No dobra - zapytacie, to czemu sie teraz nie pobierzecie, poczabujecie ślubu na milion ludzi z ubitym świniem i spa dla wszystkich gości?

Nie, nie na to odkładamy. Nie chcemy wynając pałacowej sali, ale hangar, znajomy zespół zaśpiewa za pół ceny, a zaprzyjaźniony fotograf zrobi nam zdjęcia za darmo. Ale koszty wciąż są, jak na nasze możliwości, wysokie. 20 tysęcy złotych jest trudno odłożyć (kto zarabia w Polsce ten wie). Nie chemy wziąć małego ślubu w Kościele tylko dla świadków rodziców i nas. Uważamy, że wtedy zrobilibyśmy to pod przymusem - pod presją sopołeczną i kościelną, tylko po to, żebyśmy już w świetle kościelnego prawa, mogli legalnie te orgietki na tym stole. Czy to wtedy nie byłaby hipokryzja? Pomijając fakt, że wtedy, wg prawa kościelnego ślub byłby nieważny - ponieważ byłby zawarty pod presją.

My chcemy naszą radością podzielić się z innymi, z naszymi bliskimi, których chcemy podjąć i ugościć w radosnej atmosferze tego najważniejszego dla nas dnia. Nie chemy na szybko i po cichu.

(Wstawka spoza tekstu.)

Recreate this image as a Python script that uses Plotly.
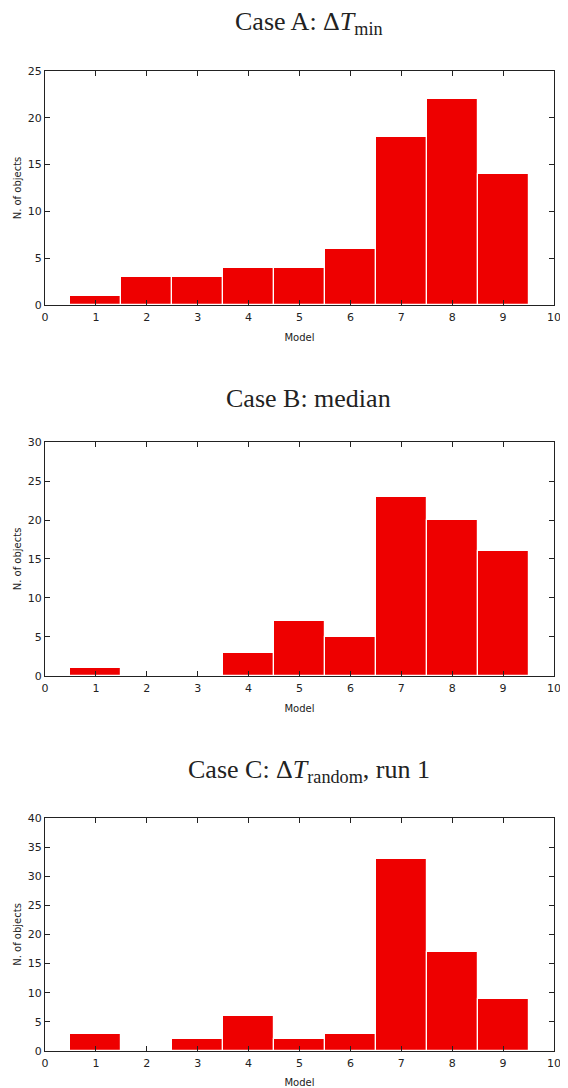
import plotly.graph_objects as go
from plotly.subplots import make_subplots

# --------------------------------------------------------------------------------
# Data
models = [1, 2, 3, 4, 5, 6, 7, 8, 9]
case_a = [1, 3, 3, 4, 4, 6, 18, 22, 14]
case_b = [1, 0, 0, 3, 7, 5, 23, 20, 16]
case_c = [3, 0, 2, 6, 2, 3, 33, 17, 9]
titles = [
    'Case A: Δ<i>T</i><sub>min</sub>',
    'Case B: median',
    'Case C: Δ<i>T</i><sub>random</sub>, run 1',
]
y_max = [25, 30, 40]

# --------------------------------------------------------------------------------
# Figure (page body keeps an 8 px margin, so the figure is 8 px smaller)
fig = make_subplots(rows=3, cols=1)
domains = [[0.7612, 1.0], [0.3827, 0.6214], [0.0, 0.2378]]
title_y = [23, 398, 771]

for i, counts in enumerate([case_a, case_b, case_c]):
    fig.add_trace(go.Bar(
        x=models,
        y=counts,
        width=1,
        marker=dict(color='#ee0000', line=dict(color='white', width=1.2)),
        showlegend=False,
    ), row=i + 1, col=1)

    axis_common = dict(
        showline=True, linecolor='#222', linewidth=1.3, mirror='ticks',
        ticks='inside', ticklen=5, tickcolor='#222', tickwidth=1.2,
        showgrid=False, zeroline=False, automargin=False,
        tickfont=dict(family='DejaVu Sans', size=11, color='#222'),
    )
    fig.update_xaxes(
        range=[0, 10], dtick=1, tick0=0, ticklabelstandoff=2,
        title=dict(text='Model', font=dict(family='DejaVu Sans', size=10, color='#222'), standoff=10),
        **axis_common, row=i + 1, col=1)
    fig.update_yaxes(
        range=[0, y_max[i]], dtick=5, tick0=0, domain=domains[i],
        title=dict(text='N. of objects', font=dict(family='DejaVu Sans', size=10, color='#222'), standoff=4),
        **axis_common, row=i + 1, col=1)

    fig.add_annotation(
        text=titles[i], xref='paper', yref='paper',
        x=0.518, y=1 + (71 - title_y[i]) / 980, yanchor='middle', xanchor='center',
        showarrow=False,
        font=dict(family='Liberation Serif', size=26, color='#222'),
    )

fig.update_layout(
    width=560, height=1080,
    margin=dict(l=37, r=14, t=63, b=37),
    paper_bgcolor='white', plot_bgcolor='white',
    bargap=0,
)

fig.write_html('out.html')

A wspólne mieszkanie? Te ciągłe grzechy?
No, to tak nie wygląda. Uczymy się siebie, uczymy się szacunku, okazujemy sobie na wzajem miłość, pracujemy razem, poszerzamy swoje horyzonty, pomogamy sobie w obowiązkach, rozmawiamy ze sobą. To nie jest tak, że zawsze jest tak bardzo pięknie. Popełniamy błędy i czasami wybuchamy gniewem, czasami wątpimy, ale to tylko chwilowe zmagania, z jakimi mierzy się każdy człowiek. Oczywiście, że cudownie byłoby mieć wsparcie Kościoła. Czujemy, że jesteśmy traktowani instytucjonalnie - ci co ze sobą nie mieszkają na prawo, a ci co mieszkają na lewo. Bóg zna nas wszystkich lepiej niż my sami, wydaje mi się, że ambicją księdza, który próbuje naśladowac swojego Pana, powinno być właśnie wniknięcie w każdą pojedynczą sytuację. Podjęcie próby poznania swoich wiernych, zrozumienia ich sytuacji.

Rozgrzeszenie dla mieszkajacych razem narzeczonych

Osobiście uważam, że dobrym pomysłem byłoby rozgrzeszanie mieszkających razem narzeczeństw - ustanowuione oficjalnie przez Kościół. Mówię o narzeczeństwach, które rzeczywiście planują się pobrać w katolickim rycie. Mogliby dostać jakieś papiery od proboszcza, bo to w instytucji Kościoła w modzie – co w duszy to na papierze, i na podstawie tego mogliby znaleźć swoje miejsce w Kościele, nie będąc od niego odpychani. A i wizerunek Kościoła by na tym pewnie skorzystał, przestałby wyglądać na tego, który nic tylko potępia. Znam wiele par, które odeszły od Kościoła, bo własnie spotkały się z niezrozumieniem. Ci którzy zostali, rzadko się przynają to wspólnego mieszkania – ot przeczekamy do ślubu i potem już będzie z górki. 
Życzę Kościołowi jak najlpeiej, życzę postawy otwartości i odwagi, zwłaszcza w trych trudnych dla Kościoła czasach. Ale jedyną drogą dla Kościoła jest otwartość i miłość nie tylko dla wiernych, ale zwłaszcza dla tych, którzy się od Kościoła odsuwają.